> **Supplied information**
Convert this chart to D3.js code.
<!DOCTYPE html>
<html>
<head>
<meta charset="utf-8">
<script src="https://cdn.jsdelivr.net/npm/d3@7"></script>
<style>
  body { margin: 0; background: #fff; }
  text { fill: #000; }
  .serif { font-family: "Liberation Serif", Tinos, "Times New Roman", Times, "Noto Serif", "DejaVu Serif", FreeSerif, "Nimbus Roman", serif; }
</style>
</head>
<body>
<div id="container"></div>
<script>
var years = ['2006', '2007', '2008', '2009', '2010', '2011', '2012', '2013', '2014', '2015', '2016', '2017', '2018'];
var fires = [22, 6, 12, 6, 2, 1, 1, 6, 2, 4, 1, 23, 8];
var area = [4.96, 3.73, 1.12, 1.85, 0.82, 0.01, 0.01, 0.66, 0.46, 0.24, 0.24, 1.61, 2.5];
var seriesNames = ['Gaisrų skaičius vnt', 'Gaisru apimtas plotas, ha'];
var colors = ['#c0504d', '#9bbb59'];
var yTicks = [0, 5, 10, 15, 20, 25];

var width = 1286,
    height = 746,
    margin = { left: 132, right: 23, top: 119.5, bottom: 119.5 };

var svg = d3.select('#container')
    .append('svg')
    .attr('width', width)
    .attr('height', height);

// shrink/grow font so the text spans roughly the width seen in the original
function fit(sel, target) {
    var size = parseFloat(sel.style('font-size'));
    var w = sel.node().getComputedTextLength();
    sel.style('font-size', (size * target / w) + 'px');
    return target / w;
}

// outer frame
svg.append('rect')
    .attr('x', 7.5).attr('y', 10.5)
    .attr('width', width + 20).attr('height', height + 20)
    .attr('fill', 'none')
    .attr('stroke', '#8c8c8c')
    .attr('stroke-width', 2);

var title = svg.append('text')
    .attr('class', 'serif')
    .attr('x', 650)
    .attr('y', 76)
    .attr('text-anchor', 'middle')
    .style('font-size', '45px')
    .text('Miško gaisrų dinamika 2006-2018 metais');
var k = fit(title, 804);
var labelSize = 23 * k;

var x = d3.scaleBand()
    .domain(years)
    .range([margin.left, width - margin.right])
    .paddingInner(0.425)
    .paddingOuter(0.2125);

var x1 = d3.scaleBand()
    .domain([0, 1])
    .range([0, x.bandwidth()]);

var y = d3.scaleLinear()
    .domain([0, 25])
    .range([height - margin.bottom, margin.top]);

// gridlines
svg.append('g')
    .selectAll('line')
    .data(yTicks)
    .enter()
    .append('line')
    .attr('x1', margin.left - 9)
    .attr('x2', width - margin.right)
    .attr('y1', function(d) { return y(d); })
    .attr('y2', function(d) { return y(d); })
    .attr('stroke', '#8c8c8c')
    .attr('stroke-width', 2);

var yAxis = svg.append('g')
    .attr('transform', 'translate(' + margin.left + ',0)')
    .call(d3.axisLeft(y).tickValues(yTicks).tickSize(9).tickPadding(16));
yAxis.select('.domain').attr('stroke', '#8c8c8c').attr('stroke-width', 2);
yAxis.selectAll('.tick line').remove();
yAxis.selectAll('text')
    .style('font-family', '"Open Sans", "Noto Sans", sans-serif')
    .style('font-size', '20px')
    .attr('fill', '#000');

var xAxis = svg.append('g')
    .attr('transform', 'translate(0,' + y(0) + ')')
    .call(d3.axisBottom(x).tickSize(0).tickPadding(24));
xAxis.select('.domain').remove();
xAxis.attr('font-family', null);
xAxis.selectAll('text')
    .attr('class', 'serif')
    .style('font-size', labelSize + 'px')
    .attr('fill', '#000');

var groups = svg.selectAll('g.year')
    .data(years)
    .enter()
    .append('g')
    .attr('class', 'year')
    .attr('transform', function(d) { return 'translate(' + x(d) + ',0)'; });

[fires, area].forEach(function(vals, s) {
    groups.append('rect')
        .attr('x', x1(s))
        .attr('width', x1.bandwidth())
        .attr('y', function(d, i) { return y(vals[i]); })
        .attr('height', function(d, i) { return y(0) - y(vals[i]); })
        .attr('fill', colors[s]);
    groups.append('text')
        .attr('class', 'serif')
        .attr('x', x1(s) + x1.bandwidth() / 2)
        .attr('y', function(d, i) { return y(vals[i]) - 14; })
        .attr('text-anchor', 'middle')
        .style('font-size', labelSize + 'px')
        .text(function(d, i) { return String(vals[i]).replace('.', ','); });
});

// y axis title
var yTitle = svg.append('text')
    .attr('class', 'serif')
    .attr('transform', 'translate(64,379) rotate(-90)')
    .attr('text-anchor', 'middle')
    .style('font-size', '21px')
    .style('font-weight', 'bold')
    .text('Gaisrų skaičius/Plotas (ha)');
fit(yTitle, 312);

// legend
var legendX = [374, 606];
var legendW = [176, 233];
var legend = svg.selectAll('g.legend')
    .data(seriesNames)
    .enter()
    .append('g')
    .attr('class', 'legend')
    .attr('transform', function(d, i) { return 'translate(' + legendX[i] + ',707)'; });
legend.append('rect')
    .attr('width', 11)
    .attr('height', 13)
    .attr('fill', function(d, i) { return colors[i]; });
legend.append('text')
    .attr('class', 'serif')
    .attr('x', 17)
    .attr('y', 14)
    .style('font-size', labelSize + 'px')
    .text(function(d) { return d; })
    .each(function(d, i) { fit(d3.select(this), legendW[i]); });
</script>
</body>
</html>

> **What is needed**
Transcribe all of the material exactly. Omit nothing.

> **Worked answer**
Convert this chart to D3.js code.
<!DOCTYPE html>
<html>
<head>
<meta charset="utf-8">
<script src="https://cdn.jsdelivr.net/npm/d3@7"></script>
<style>
  body { margin: 0; background: #fff; }
  text { fill: #000; }
  .serif { font-family: "Liberation Serif", Tinos, "Times New Roman", Times, "Noto Serif", "DejaVu Serif", FreeSerif, "Nimbus Roman", serif; }
</style>
</head>
<body>
<div id="container"></div>
<script>
var years = ['2006', '2007', '2008', '2009', '2010', '2011', '2012', '2013', '2014', '2015', '2016', '2017', '2018'];
var fires = [22, 6, 12, 6, 2, 1, 1, 6, 2, 4, 1, 23, 8];
var area = [4.96, 3.73, 1.12, 1.85, 0.82, 0.01, 0.01, 0.66, 0.46, 0.24, 0.24, 1.61, 2.5];
var seriesNames = ['Gaisrų skaičius vnt', 'Gaisru apimtas plotas, ha'];
var colors = ['#c0504d', '#9bbb59'];
var yTicks = [0, 5, 10, 15, 20, 25];

var width = 1286,
    height = 746,
    margin = { left: 132, right: 23, top: 119.5, bottom: 119.5 };

var svg = d3.select('#container')
    .append('svg')
    .attr('width', width)
    .attr('height', height);

// shrink/grow font so the text spans roughly the width seen in the original
function fit(sel, target) {
    var size = parseFloat(sel.style('font-size'));
    var w = sel.node().getComputedTextLength();
    sel.style('font-size', (size * target / w) + 'px');
    return target / w;
}

// outer frame
svg.append('rect')
    .attr('x', 7.5).attr('y', 10.5)
    .attr('width', width + 20).attr('height', height + 20)
    .attr('fill', 'none')
    .attr('stroke', '#8c8c8c')
    .attr('stroke-width', 2);

var title = svg.append('text')
    .attr('class', 'serif')
    .attr('x', 650)
    .attr('y', 76)
    .attr('text-anchor', 'middle')
    .style('font-size', '45px')
    .text('Miško gaisrų dinamika 2006-2018 metais');
var k = fit(title, 804);
var labelSize = 23 * k;

var x = d3.scaleBand()
    .domain(years)
    .range([margin.left, width - margin.right])
    .paddingInner(0.425)
    .paddingOuter(0.2125);

var x1 = d3.scaleBand()
    .domain([0, 1])
    .range([0, x.bandwidth()]);

var y = d3.scaleLinear()
    .domain([0, 25])
    .range([height - margin.bottom, margin.top]);

// gridlines
svg.append('g')
    .selectAll('line')
    .data(yTicks)
    .enter()
    .append('line')
    .attr('x1', margin.left - 9)
    .attr('x2', width - margin.right)
    .attr('y1', function(d) { return y(d); })
    .attr('y2', function(d) { return y(d); })
    .attr('stroke', '#8c8c8c')
    .attr('stroke-width', 2);

var yAxis = svg.append('g')
    .attr('transform', 'translate(' + margin.left + ',0)')
    .call(d3.axisLeft(y).tickValues(yTicks).tickSize(9).tickPadding(16));
yAxis.select('.domain').attr('stroke', '#8c8c8c').attr('stroke-width', 2);
yAxis.selectAll('.tick line').remove();
yAxis.selectAll('text')
    .style('font-family', '"Open Sans", "Noto Sans", sans-serif')
    .style('font-size', '20px')
    .attr('fill', '#000');

var xAxis = svg.append('g')
    .attr('transform', 'translate(0,' + y(0) + ')')
    .call(d3.axisBottom(x).tickSize(0).tickPadding(24));
xAxis.select('.domain').remove();
xAxis.attr('font-family', null);
xAxis.selectAll('text')
    .attr('class', 'serif')
    .style('font-size', labelSize + 'px')
    .attr('fill', '#000');

var groups = svg.selectAll('g.year')
    .data(years)
    .enter()
    .append('g')
    .attr('class', 'year')
    .attr('transform', function(d) { return 'translate(' + x(d) + ',0)'; });

[fires, area].forEach(function(vals, s) {
    groups.append('rect')
        .attr('x', x1(s))
        .attr('width', x1.bandwidth())
        .attr('y', function(d, i) { return y(vals[i]); })
        .attr('height', function(d, i) { return y(0) - y(vals[i]); })
        .attr('fill', colors[s]);
    groups.append('text')
        .attr('class', 'serif')
        .attr('x', x1(s) + x1.bandwidth() / 2)
        .attr('y', function(d, i) { return y(vals[i]) - 14; })
        .attr('text-anchor', 'middle')
        .style('font-size', labelSize + 'px')
        .text(function(d, i) { return String(vals[i]).replace('.', ','); });
});

// y axis title
var yTitle = svg.append('text')
    .attr('class', 'serif')
    .attr('transform', 'translate(64,379) rotate(-90)')
    .attr('text-anchor', 'middle')
    .style('font-size', '21px')
    .style('font-weight', 'bold')
    .text('Gaisrų skaičius/Plotas (ha)');
fit(yTitle, 312);

// legend
var legendX = [374, 606];
var legendW = [176, 233];
var legend = svg.selectAll('g.legend')
    .data(seriesNames)
    .enter()
    .append('g')
    .attr('class', 'legend')
    .attr('transform', function(d, i) { return 'translate(' + legendX[i] + ',707)'; });
legend.append('rect')
    .attr('width', 11)
    .attr('height', 13)
    .attr('fill', function(d, i) { return colors[i]; });
legend.append('text')
    .attr('class', 'serif')
    .attr('x', 17)
    .attr('y', 14)
    .style('font-size', labelSize + 'px')
    .text(function(d) { return d; })
    .each(function(d, i) { fit(d3.select(this), legendW[i]); });
</script>
</body>
</html>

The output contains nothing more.